It’s summer and it’s hot. In my part of the country this means weeks of 100-plus degree weather. It’s the perfect time for ice cream… And to play with the brand-spanking-new ice cream maker attachment that my wife bought me for my birthday. The timing couldn’t be better.
I searched the bloggosphere for a few days trying to decide what I wanted to make first. I really couldn’t decide if I wanted to make ice cream, sorbet or sherbet and it wasn’t easy narrowing down the choices. There are a ton of great ice cream recipes out there.
Did I want to make this coffee ice cream from Elise at Simply Recipes or should I make David Lebovitz’s Salted Butter Caramel Ice Cream? Was I more in the mood for something lighter like the Very Berry Sherbet from comfy belly or this amazing sounding lime sorbet from Eating Cleveland? This was going to be no easy decision, but a decision had to be made.
One thing that has kept me from diving headlong into making even basic vanilla ice cream is the custard base. It’s time consuming and can be difficult. Custard bases also require a lot of attention, which can be difficult in a house full of rowdy kids and a dog who is usually underfoot.
This fear has been lessened by the discovery of a no cook custard base from Kitchen Mage, but I still wanted to start off with something a little less involved and that’s when I came across the recipe for peanut butter ice cream you see here. Cream, yes! Custard, No. Perfection.
The recipe was a breeze to make, works well and ends up tasting somewhat like peanut butter sugar cookie dough. The peanut flavor is pretty intense, even using bargain brand peanut butter. If you are making ice cream for the first time, this recipe might just be what you’re looking for.
- 1 cup creamy peanut butter
- 2/3 cup granulated sugar
- 1 cup whole milk
- 2 cups heavy cream
- 1-1/2 tsp vanilla extract
- Combine the creamy peanut butter and sugar in a mixing bowl or the bowl of a stand mixer using the whisk attachment, beat until smooth.
- Add the milk and mix on low speed (3 on my mixer) for about 2 minutes until the mixture is smooth and the sugar has been dissolved.
- Stir in the heavy cream and vanilla with a mixing spoon, whisk or the whisk attachment on your mixer. Cover with plastic wrap and chill in the refrigerator for 2 hours.
- When ready, pour the ice cream base into your frozen ice cream maker bowl.
- Mix until thickened, about 15-20 minutes. If you are adding in candies or peanuts, add them in the last 5 minutes of mixing. Pour into a freezer safe container and freeze for at least 2 hours.
- Share and Enjoy!
What I would have done differently had I thought of it at the time:
This is a very heavy ice cream and needs to be eaten in very small doses. In the grand scheme of things it’s good, but not a great ice cream on its own. While I’m proud of it as a first attempt, I think it would be much better as the filling for an ice cream sandwich than as a stand-alone dessert. I’ll be looking for a new recipe for this dish, but this one is definitely worth sharing, especially for people with egg allergies.

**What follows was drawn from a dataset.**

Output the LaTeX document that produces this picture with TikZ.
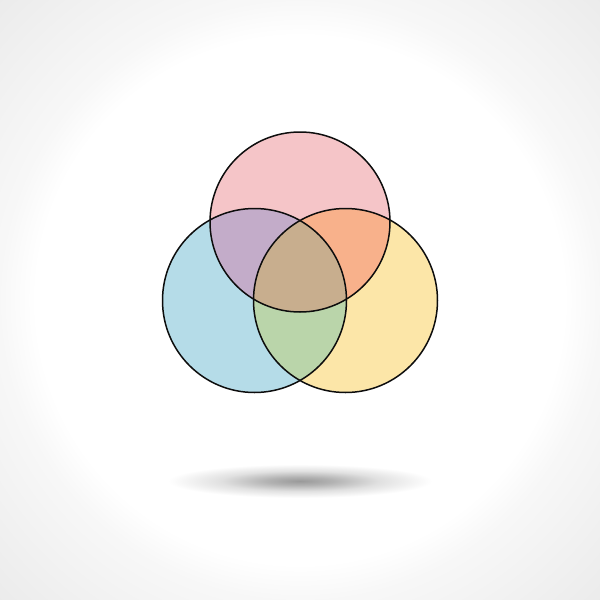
\documentclass[tikz,border=0pt]{standalone}
\definecolor{pinkc}{HTML}{F5C5C8}
\definecolor{bluec}{HTML}{B5DCE8}
\definecolor{yellowc}{HTML}{FCE6A8}
\definecolor{purplec}{HTML}{C3ACC9}
\definecolor{orangec}{HTML}{F8B18B}
\definecolor{greenc}{HTML}{BAD5AA}
\definecolor{centerc}{HTML}{C8AE8E}
\pgfdeclareradialshading{vign}{\pgfpoint{0bp}{0bp}}{color(0bp)=(white); color(22bp)=(white); color(25bp)=(black!3); color(36bp)=(black!8); color(50bp)=(black!8)}
\pgfdeclareradialshading{shadowsh}{\pgfpoint{0bp}{0bp}}{color(0bp)=(black!40); color(5bp)=(black!30); color(12bp)=(black!12); color(20bp)=(white); color(50bp)=(white)}
\tikzset{ring/.style={draw=black!95, line width=1.5pt}}
\begin{document}
\begin{tikzpicture}[x=1pt,y=-1pt]
\useasboundingbox (0,0) rectangle (600,600);
\shade[shading=vign] (0,0) rectangle (600,600);
\shade[shading=shadowsh] (300,481) ellipse [x radius=165, y radius=21];
\coordinate (T) at (300,222);
\coordinate (L) at (254.5,300.5);
\coordinate (R) at (345.5,300.5);
\fill[pinkc] (T) circle[radius=90];
\fill[bluec] (L) circle[radius=92];
\fill[yellowc] (R) circle[radius=92];
\begin{scope}
  \clip (L) circle[radius=92];
  \fill[greenc] (R) circle[radius=92];
\end{scope}
\begin{scope}
  \clip (T) circle[radius=90];
  \fill[purplec] (L) circle[radius=92];
  \fill[orangec] (R) circle[radius=92];
  \clip (L) circle[radius=92];
  \fill[centerc] (R) circle[radius=92];
\end{scope}
\node[ring, circle, inner sep=0pt, minimum size=180pt] (top) at (T) {};
\node[ring, circle, inner sep=0pt, minimum size=184pt] (left) at (L) {};
\node[ring, circle, inner sep=0pt, minimum size=184pt] (right) at (R) {};
\end{tikzpicture}
\end{document}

Links to other recipes like this:
- Peanut Butter Ice Cream, from Kitchen Chick
- Peanut Butter Ice Cream, from my friend Ben at What’s Cooking
- Peanut Butter Ice Cream, from Dinner and Dessert
As a final note, this particular dish was quite a bit more difficult to shoot than many others I’ve posted here. Why, you ask? Well, I’ll tell you.

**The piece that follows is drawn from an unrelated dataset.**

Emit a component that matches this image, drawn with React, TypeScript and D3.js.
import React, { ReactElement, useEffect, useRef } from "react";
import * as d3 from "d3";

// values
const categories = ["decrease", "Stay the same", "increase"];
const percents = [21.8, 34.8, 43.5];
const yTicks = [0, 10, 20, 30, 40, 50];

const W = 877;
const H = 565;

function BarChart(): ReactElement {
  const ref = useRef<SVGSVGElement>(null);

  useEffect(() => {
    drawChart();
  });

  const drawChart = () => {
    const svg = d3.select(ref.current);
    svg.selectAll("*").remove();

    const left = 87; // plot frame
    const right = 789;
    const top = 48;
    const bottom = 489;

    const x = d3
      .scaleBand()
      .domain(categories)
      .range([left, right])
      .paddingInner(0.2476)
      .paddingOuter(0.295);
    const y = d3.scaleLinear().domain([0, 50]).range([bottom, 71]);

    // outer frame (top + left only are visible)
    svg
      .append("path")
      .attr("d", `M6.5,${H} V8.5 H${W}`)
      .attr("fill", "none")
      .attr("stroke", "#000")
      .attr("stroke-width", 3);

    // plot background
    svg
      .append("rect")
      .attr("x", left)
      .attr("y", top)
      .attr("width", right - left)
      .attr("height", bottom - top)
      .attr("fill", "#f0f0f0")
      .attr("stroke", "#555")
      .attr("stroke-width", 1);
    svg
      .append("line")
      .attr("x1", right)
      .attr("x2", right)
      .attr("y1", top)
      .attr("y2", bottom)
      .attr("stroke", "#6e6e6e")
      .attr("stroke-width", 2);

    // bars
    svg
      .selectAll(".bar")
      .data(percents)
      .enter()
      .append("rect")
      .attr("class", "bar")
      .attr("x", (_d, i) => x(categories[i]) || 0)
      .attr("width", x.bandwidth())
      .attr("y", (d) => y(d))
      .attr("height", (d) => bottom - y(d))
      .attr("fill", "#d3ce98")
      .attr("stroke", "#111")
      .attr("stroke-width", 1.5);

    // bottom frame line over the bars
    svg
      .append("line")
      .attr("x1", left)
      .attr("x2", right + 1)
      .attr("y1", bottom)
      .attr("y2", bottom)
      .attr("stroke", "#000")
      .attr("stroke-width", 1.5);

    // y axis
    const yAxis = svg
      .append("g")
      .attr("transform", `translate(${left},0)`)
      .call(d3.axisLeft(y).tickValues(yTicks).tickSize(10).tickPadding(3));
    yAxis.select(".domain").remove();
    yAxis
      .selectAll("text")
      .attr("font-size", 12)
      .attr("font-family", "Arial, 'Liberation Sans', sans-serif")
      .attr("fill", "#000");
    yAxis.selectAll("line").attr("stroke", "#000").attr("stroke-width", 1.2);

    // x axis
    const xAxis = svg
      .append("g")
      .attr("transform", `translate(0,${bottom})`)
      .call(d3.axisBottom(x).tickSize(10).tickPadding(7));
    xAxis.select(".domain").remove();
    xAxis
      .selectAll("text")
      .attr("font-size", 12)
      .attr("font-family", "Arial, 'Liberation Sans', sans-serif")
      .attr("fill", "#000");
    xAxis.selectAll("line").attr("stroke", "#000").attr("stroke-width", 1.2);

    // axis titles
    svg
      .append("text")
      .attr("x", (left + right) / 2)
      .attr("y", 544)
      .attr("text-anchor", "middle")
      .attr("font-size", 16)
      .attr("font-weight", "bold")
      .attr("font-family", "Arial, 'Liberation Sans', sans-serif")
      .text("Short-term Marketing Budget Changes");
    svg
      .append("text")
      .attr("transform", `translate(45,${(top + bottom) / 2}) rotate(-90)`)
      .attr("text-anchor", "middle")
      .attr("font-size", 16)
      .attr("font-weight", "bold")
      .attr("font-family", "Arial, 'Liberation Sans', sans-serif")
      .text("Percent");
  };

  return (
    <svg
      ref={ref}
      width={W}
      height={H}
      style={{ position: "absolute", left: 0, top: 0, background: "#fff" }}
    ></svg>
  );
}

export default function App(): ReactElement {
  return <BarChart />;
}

Most of the time my kids are saints about letting me get a shot just right before they get to dive in to the food. I’m not used to playing interference for a shoot, but this was different. There was ice cream at stake here and the kids were pretty impatient about dad getting the table cleared so that they could dig in.
It may not seem like I had much trouble getting the shot, but just out of range of the camera I was dealing with this:
In fact, I have one or two shots in the slush pile that include tiny three-year-old fingers reaching for the dish. cute, but not the best showcase for the dish, especially when carefully placed props are getting smudged or moved out of position. It wasn’t fun at the time, but it’s funny now that it’s over.
Next I’m making lime sherbet, and I have another idea for after that one, but what should I make next? What’s your favorite homemade ice cream? Suggestions are most definitely welcome. I’m not even good and started with getting my ice cream maker broken in.
And if you own a kitchen aid mixer but haven’t yet run out and bought the ice cream maker attachment, go get one right this minute. It’s worth it, really.